It is required that all of the data be written out exactly.

+-------+

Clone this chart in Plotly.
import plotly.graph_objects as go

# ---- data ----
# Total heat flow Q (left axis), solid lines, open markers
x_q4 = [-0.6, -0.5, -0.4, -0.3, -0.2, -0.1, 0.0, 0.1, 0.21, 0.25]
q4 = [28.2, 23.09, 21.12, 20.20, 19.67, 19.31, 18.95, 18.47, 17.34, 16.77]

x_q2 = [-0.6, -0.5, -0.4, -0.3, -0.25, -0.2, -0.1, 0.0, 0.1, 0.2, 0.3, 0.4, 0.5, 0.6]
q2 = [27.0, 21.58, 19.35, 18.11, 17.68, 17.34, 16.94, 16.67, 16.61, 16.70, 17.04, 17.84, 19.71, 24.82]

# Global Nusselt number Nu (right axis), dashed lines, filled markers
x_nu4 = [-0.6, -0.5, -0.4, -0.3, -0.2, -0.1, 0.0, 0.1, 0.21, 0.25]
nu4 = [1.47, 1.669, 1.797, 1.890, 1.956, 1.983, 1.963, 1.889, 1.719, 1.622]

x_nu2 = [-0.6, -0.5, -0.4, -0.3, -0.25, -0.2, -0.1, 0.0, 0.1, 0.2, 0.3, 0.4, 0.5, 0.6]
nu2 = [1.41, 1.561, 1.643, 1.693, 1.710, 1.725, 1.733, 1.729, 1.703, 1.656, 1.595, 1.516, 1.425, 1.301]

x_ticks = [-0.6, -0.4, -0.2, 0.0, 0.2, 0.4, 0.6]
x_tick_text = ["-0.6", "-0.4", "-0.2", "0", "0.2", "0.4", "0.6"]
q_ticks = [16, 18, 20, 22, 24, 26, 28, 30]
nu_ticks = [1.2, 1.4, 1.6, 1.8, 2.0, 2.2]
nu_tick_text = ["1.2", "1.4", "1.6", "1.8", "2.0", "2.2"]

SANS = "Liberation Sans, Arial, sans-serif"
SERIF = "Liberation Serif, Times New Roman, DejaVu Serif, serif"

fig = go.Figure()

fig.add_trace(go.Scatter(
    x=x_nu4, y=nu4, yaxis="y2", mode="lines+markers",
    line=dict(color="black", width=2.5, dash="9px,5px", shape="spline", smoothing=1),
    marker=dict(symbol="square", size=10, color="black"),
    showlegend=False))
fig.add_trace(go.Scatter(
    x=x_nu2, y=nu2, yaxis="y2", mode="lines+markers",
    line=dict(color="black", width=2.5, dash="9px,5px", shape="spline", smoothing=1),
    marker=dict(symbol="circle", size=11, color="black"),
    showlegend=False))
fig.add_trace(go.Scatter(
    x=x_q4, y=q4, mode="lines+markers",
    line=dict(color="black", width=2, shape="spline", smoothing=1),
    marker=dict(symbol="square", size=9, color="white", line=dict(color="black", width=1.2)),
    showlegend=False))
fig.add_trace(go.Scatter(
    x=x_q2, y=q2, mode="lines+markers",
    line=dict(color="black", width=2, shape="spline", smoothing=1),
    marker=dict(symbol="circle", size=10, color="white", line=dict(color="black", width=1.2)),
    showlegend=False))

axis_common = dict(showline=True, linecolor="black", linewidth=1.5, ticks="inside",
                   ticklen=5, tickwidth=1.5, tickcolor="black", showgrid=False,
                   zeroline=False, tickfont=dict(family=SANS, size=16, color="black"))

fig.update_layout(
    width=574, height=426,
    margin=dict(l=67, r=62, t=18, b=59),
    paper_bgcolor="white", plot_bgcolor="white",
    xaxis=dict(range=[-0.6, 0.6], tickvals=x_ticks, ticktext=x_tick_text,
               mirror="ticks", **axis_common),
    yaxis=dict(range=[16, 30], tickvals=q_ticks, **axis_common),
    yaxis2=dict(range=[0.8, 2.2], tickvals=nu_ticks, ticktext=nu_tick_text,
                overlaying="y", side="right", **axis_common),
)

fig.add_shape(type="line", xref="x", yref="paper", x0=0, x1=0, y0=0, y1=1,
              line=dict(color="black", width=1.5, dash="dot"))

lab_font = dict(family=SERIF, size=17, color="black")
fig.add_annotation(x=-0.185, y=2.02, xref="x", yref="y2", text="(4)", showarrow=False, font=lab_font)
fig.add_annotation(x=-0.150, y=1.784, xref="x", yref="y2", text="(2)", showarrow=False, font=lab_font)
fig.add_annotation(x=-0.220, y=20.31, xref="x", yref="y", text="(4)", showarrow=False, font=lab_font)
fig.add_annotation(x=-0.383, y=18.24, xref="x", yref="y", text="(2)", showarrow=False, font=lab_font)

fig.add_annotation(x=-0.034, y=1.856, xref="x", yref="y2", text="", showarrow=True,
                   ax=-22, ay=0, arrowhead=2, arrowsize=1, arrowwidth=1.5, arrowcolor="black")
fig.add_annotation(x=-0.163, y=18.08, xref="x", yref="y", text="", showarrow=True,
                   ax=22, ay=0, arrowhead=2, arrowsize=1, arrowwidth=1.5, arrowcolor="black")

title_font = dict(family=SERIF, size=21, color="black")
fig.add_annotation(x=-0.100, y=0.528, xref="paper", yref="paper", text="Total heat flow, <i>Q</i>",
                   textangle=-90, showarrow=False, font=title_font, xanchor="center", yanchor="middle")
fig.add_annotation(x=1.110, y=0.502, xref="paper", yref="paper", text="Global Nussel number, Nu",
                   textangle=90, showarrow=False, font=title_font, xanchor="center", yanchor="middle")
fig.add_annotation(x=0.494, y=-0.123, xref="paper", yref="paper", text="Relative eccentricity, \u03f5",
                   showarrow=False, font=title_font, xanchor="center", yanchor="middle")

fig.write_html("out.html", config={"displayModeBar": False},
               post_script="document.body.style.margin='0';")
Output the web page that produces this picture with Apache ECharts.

+-------+

* Reply
Clone this chart in Plotly.
import plotly.graph_objects as go

# ---- data ----
# Total heat flow Q (left axis), solid lines, open markers
x_q4 = [-0.6, -0.5, -0.4, -0.3, -0.2, -0.1, 0.0, 0.1, 0.21, 0.25]
q4 = [28.2, 23.09, 21.12, 20.20, 19.67, 19.31, 18.95, 18.47, 17.34, 16.77]

x_q2 = [-0.6, -0.5, -0.4, -0.3, -0.25, -0.2, -0.1, 0.0, 0.1, 0.2, 0.3, 0.4, 0.5, 0.6]
q2 = [27.0, 21.58, 19.35, 18.11, 17.68, 17.34, 16.94, 16.67, 16.61, 16.70, 17.04, 17.84, 19.71, 24.82]

# Global Nusselt number Nu (right axis), dashed lines, filled markers
x_nu4 = [-0.6, -0.5, -0.4, -0.3, -0.2, -0.1, 0.0, 0.1, 0.21, 0.25]
nu4 = [1.47, 1.669, 1.797, 1.890, 1.956, 1.983, 1.963, 1.889, 1.719, 1.622]

x_nu2 = [-0.6, -0.5, -0.4, -0.3, -0.25, -0.2, -0.1, 0.0, 0.1, 0.2, 0.3, 0.4, 0.5, 0.6]
nu2 = [1.41, 1.561, 1.643, 1.693, 1.710, 1.725, 1.733, 1.729, 1.703, 1.656, 1.595, 1.516, 1.425, 1.301]

x_ticks = [-0.6, -0.4, -0.2, 0.0, 0.2, 0.4, 0.6]
x_tick_text = ["-0.6", "-0.4", "-0.2", "0", "0.2", "0.4", "0.6"]
q_ticks = [16, 18, 20, 22, 24, 26, 28, 30]
nu_ticks = [1.2, 1.4, 1.6, 1.8, 2.0, 2.2]
nu_tick_text = ["1.2", "1.4", "1.6", "1.8", "2.0", "2.2"]

SANS = "Liberation Sans, Arial, sans-serif"
SERIF = "Liberation Serif, Times New Roman, DejaVu Serif, serif"

fig = go.Figure()

fig.add_trace(go.Scatter(
    x=x_nu4, y=nu4, yaxis="y2", mode="lines+markers",
    line=dict(color="black", width=2.5, dash="9px,5px", shape="spline", smoothing=1),
    marker=dict(symbol="square", size=10, color="black"),
    showlegend=False))
fig.add_trace(go.Scatter(
    x=x_nu2, y=nu2, yaxis="y2", mode="lines+markers",
    line=dict(color="black", width=2.5, dash="9px,5px", shape="spline", smoothing=1),
    marker=dict(symbol="circle", size=11, color="black"),
    showlegend=False))
fig.add_trace(go.Scatter(
    x=x_q4, y=q4, mode="lines+markers",
    line=dict(color="black", width=2, shape="spline", smoothing=1),
    marker=dict(symbol="square", size=9, color="white", line=dict(color="black", width=1.2)),
    showlegend=False))
fig.add_trace(go.Scatter(
    x=x_q2, y=q2, mode="lines+markers",
    line=dict(color="black", width=2, shape="spline", smoothing=1),
    marker=dict(symbol="circle", size=10, color="white", line=dict(color="black", width=1.2)),
    showlegend=False))

axis_common = dict(showline=True, linecolor="black", linewidth=1.5, ticks="inside",
                   ticklen=5, tickwidth=1.5, tickcolor="black", showgrid=False,
                   zeroline=False, tickfont=dict(family=SANS, size=16, color="black"))

fig.update_layout(
    width=574, height=426,
    margin=dict(l=67, r=62, t=18, b=59),
    paper_bgcolor="white", plot_bgcolor="white",
    xaxis=dict(range=[-0.6, 0.6], tickvals=x_ticks, ticktext=x_tick_text,
               mirror="ticks", **axis_common),
    yaxis=dict(range=[16, 30], tickvals=q_ticks, **axis_common),
    yaxis2=dict(range=[0.8, 2.2], tickvals=nu_ticks, ticktext=nu_tick_text,
                overlaying="y", side="right", **axis_common),
)

fig.add_shape(type="line", xref="x", yref="paper", x0=0, x1=0, y0=0, y1=1,
              line=dict(color="black", width=1.5, dash="dot"))

lab_font = dict(family=SERIF, size=17, color="black")
fig.add_annotation(x=-0.185, y=2.02, xref="x", yref="y2", text="(4)", showarrow=False, font=lab_font)
fig.add_annotation(x=-0.150, y=1.784, xref="x", yref="y2", text="(2)", showarrow=False, font=lab_font)
fig.add_annotation(x=-0.220, y=20.31, xref="x", yref="y", text="(4)", showarrow=False, font=lab_font)
fig.add_annotation(x=-0.383, y=18.24, xref="x", yref="y", text="(2)", showarrow=False, font=lab_font)

fig.add_annotation(x=-0.034, y=1.856, xref="x", yref="y2", text="", showarrow=True,
                   ax=-22, ay=0, arrowhead=2, arrowsize=1, arrowwidth=1.5, arrowcolor="black")
fig.add_annotation(x=-0.163, y=18.08, xref="x", yref="y", text="", showarrow=True,
                   ax=22, ay=0, arrowhead=2, arrowsize=1, arrowwidth=1.5, arrowcolor="black")

title_font = dict(family=SERIF, size=21, color="black")
fig.add_annotation(x=-0.100, y=0.528, xref="paper", yref="paper", text="Total heat flow, <i>Q</i>",
                   textangle=-90, showarrow=False, font=title_font, xanchor="center", yanchor="middle")
fig.add_annotation(x=1.110, y=0.502, xref="paper", yref="paper", text="Global Nussel number, Nu",
                   textangle=90, showarrow=False, font=title_font, xanchor="center", yanchor="middle")
fig.add_annotation(x=0.494, y=-0.123, xref="paper", yref="paper", text="Relative eccentricity, \u03f5",
                   showarrow=False, font=title_font, xanchor="center", yanchor="middle")

fig.write_html("out.html", config={"displayModeBar": False},
               post_script="document.body.style.margin='0';")
Output the web page that produces this picture with Apache ECharts.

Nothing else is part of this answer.